Alaska Fisherman Send Labor Day SOS-Call For Action to Protect Jobs, Fisheries from Climate Change's Evil Twin

Who knew that climate change had an 'evil twin'? Alaska's commercial fishermen knew, that's who, and to mark Labor Day weekend they took bold action in an attempt to protect their livelihood and the health of ocean fisheries worldwide, sending an 'Acid Ocean SOS' made of bodies, boats and buoys on the waters off Homer Alaska.



Photos here courtesy of Lou Dematteis show the event from the air.

More than 100 fishing boats, sail boats, skiffs and kayaks took to the waters Sunday to draw attention the threat of ocean acidification. The boats arranged themselves in the ocean to spell out "Acid Ocean SOS" as part of a 'Voices for the Ocean' event hosted by the Alaska Marine Conservation Council (AMCC) and Sustainable Fisheries Partnership (SFP) with International Aerial Artist John Quigley (

The weather seemed to be on their side, and this compelling video shows a parting in the dense fog revealing their action so that Emmy Award-Winning Videographer Daniel Zatz could capture the event with a cineflex gyroscopic helicam.

Timed to spell out the message "Acid Ocean SOS" in the tight window that tides permitted, this Labor Day weekend event marked a rare collaboration between commercial fishermen and the conservation community in the region.
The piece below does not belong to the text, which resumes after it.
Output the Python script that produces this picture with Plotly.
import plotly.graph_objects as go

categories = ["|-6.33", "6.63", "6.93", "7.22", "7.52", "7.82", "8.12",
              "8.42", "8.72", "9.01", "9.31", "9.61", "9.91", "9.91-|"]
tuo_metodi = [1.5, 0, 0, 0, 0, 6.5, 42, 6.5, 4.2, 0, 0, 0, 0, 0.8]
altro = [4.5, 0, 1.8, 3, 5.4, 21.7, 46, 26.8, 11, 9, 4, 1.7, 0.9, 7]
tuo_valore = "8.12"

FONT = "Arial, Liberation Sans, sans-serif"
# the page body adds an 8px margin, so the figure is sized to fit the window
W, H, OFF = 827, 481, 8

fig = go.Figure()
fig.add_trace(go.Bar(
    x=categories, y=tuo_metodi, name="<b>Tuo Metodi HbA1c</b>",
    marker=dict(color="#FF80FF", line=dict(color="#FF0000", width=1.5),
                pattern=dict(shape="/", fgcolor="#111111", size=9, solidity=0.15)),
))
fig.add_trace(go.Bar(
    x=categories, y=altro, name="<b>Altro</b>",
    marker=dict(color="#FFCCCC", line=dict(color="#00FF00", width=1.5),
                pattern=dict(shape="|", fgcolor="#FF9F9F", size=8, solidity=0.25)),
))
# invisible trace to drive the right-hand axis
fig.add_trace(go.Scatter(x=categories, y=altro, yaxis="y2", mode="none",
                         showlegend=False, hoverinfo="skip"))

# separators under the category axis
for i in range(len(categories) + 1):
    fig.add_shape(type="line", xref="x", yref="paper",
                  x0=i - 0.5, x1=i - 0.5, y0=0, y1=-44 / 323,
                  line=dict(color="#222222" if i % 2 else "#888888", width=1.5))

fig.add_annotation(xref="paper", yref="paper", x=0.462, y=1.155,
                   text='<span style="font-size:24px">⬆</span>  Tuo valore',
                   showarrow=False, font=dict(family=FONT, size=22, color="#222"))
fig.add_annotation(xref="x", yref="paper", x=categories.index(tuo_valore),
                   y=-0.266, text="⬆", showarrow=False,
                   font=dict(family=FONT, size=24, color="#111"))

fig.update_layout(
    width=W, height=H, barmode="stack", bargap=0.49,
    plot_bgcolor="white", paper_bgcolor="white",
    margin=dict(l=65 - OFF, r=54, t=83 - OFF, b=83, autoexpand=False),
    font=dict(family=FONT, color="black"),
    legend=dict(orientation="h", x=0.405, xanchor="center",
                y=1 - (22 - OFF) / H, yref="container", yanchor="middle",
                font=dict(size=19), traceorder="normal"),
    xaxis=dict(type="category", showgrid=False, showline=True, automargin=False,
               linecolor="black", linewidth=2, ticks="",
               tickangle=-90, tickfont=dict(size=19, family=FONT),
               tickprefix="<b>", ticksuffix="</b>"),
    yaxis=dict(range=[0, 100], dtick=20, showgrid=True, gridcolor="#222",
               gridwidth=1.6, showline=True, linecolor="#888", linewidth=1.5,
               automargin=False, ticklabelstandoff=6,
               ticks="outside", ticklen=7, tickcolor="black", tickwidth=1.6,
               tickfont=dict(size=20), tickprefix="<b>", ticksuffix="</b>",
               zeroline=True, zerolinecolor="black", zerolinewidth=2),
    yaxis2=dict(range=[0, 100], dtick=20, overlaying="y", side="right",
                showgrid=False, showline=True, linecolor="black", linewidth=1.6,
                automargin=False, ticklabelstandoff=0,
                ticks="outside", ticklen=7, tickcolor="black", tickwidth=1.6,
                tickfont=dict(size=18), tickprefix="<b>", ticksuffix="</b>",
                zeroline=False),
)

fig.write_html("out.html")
Participants hope the 'SOS' will be heard by the US Congress and international leaders participating in the upcoming United Nations climate negotiations in Copenhagen, and that their call for help will result in definitive action to curb ocean acidification, referred to by scientists as the 'evil twin' of climate change.

"Fishermen and others who depend on Alaska's rich marine resources are coming together as one voice in support of reducing fossil fuel consumption and moving to a renewable energy future. This is the only real solution to ocean acidification and the time to act is right now," said Alan Parks, a small-scale family fisherman from Homer whose primary source of income is commercial fishing in Alaska. Parks helped organize fisherman for the event with Alaska Marine Conservation Council.
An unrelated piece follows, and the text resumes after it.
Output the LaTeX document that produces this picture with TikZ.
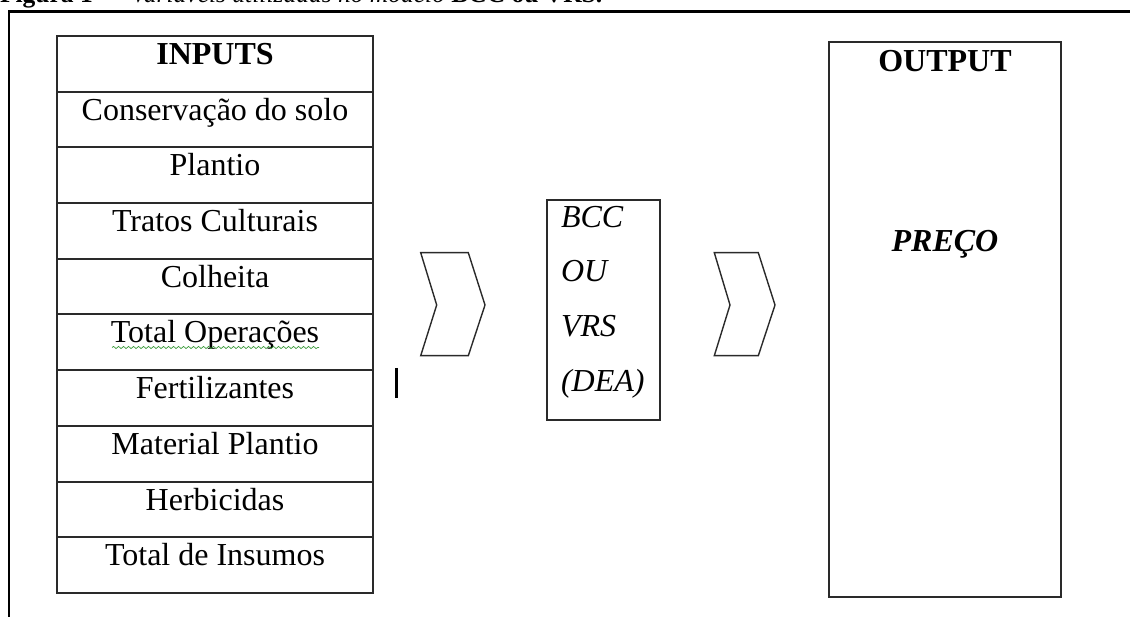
\documentclass[tikz,border=0pt]{standalone}
\usepackage{fontspec}
\setmainfont{Liberation Serif}
\usetikzlibrary{decorations.pathmorphing}
\definecolor{linegray}{HTML}{2A2A2A}
\definecolor{squig}{HTML}{3C9A3C}
\begin{document}
\begin{tikzpicture}[x=1pt,y=-1pt,
  every node/.style={font=\fontsize{32}{38}\selectfont, inner sep=0pt, outer sep=0pt},
  row/.style={draw=linegray, line width=2pt, minimum width=316pt, text height=28.5pt, text depth=27.2pt, anchor=north},
  box/.style={draw=linegray, line width=2pt, anchor=north west},
  chev/.style={draw=linegray, line width=1.4pt, line join=miter},
  frame/.style={draw=black, line width=2.4pt}]
\useasboundingbox (0,0) rectangle (1130,617);
\clip (0,0) rectangle (1130,617);
% caption (clipped at top)
\node[anchor=base west, font=\fontsize{25.5}{30}\selectfont] (cap) at (0,2.5) {\textbf{Figura 1 —} \textit{Variáveis utilizadas no modelo} \textbf{BCC ou VRS.}};
% outer frame
\coordinate (fbl) at (8.7,620);
\coordinate (ftl) at (8.7,11.7);
\coordinate (ftr) at (1132,11.7);
\draw[frame] (fbl) -- (ftl) -- (ftr);
% inputs table
\node[row] (r0) at (215,36) {\textbf{INPUTS}};
\node[row] (r1) at (r0.south) {Conservação do solo};
\node[row] (r2) at (r1.south) {Plantio};
\node[row] (r3) at (r2.south) {Tratos Culturais};
\node[row] (r4) at (r3.south) {Colheita};
\node[row] (r5) at (r4.south) {Total Operações};
\node[row] (r6) at (r5.south) {Fertilizantes};
\node[row] (r7) at (r6.south) {Material Plantio};
\node[row] (r8) at (r7.south) {Herbicidas};
\node[row] (r9) at (r8.south) {Total de Insumos};
% spell-check squiggle
\coordinate (sqa) at (112,347.5);
\coordinate (sqb) at (319,347.5);
\draw[squig, line width=0.7pt, decorate, decoration={snake, segment length=5pt, amplitude=1.1pt}] (sqa) -- (sqb);
% cursor mark
\coordinate (cura) at (396,368);
\coordinate (curb) at (396,398);
\draw[black, line width=3pt] (cura) -- (curb);
% chevrons
\draw[chev] (420.7,252.7) -- (468.3,252.7) -- (485,305) -- (468.3,355.7) -- (420.7,355.7) -- (436.7,305) -- cycle;
\draw[chev] (714.3,252.7) -- (758.3,252.7) -- (775,305) -- (758.3,355.7) -- (714.3,355.7) -- (730,305) -- cycle;
% middle box
\node[box, minimum width=113pt, minimum height=220pt] (mid) at (547,200) {};
\node[anchor=base west] (m1) at (561,228) {\textit{BCC}};
\node[anchor=base west] (m2) at (561,282) {\textit{OU}};
\node[anchor=base west] (m3) at (561,337) {\textit{VRS}};
\node[anchor=base west] (m4) at (561,392) {\textit{(DEA)}};
% output box
\node[box, minimum width=232pt, minimum height=555pt] (out) at (829,42) {};
\node[anchor=base] (o1) at (945,72) {\textbf{OUTPUT}};
\node[anchor=base] (o2) at (945,252) {\textbf{\textit{PREÇO}}};
\end{tikzpicture}
\end{document}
"Alaska's senators know that ocean acidification is a looming danger to our fisheries," said Parks. "This message from fishermen is to support our leaders in taking the necessary action now to reduce carbon emissions. Time is of the essence."
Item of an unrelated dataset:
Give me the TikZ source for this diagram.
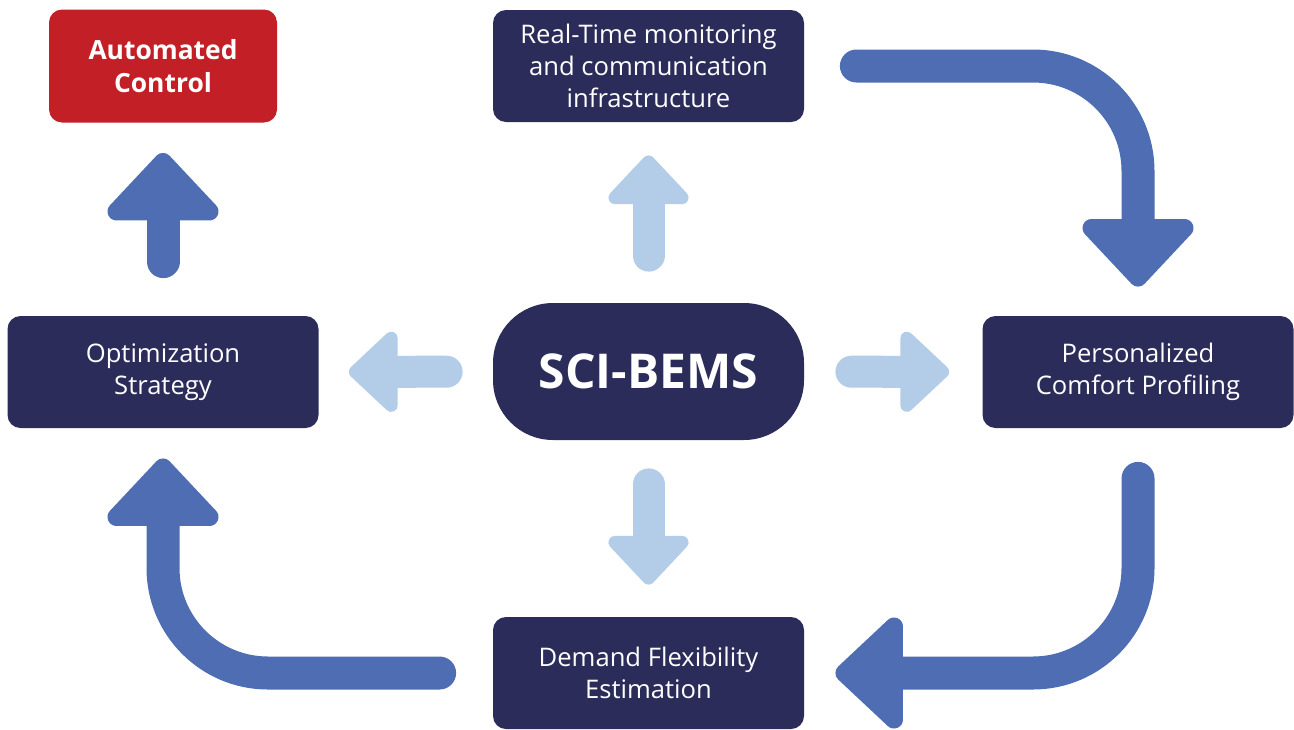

Parks and others are asking leaders to follow science and not politics, and with this 'SOS' are calling on state, national, and international leaders to protect the ocean from the acidifying, oxygen-depleting, and climate-altering impacts of uncontrolled fossil fuel emissions.

"This is the first significant show of numbers, vessels, and determination from the north pacific fishing industry, but it is not the last," said Brad Warren of the Sustainable Fisheries Partnership. "Some 3 billion people get their food from the sea and there are a lot of a people who want to keep it that way. We expect to see people from the seafood industry around the world taking up this same issue of ocean acidification with the same intent--to get a strong international carbon policy that protects oceans, fisheries and fishing industry jobs."

Aerial artist John Quigley, who has done similar actions on land and ice, but never before at sea, said, "This message from the sea is a call for people around the world to join in a visual declaration to urge leaders to immediately adopt a treaty that reduces greenhouse gas emissions, stabilizes the climate, and protects the oceans."

Recent research confirms that acidification is caused by billions of tons of carbon dioxide that rise from smokestacks and tailpipes every year and mix into the sea. In seawater, the gas forms an acid that attacks the foundation of marine food webs. The same pollution that drives climate change also undercuts fisheries around the world, especially in the vulnerable North Pacific off Alaska and the Pacific Northwest, which produce more than two thirds of the U.S. seafood harvest. The North Pacific is a global repository for carbon dioxide in the oceans.

Supporters of the Homer event included the Alaska Marine Conservation Council (AMCC), the National Fisheries Conservation Center, the Sustainable Fisheries Partnership (SFP), and many participants from the fishing industry, Alaska coastal communities, and conservation groups.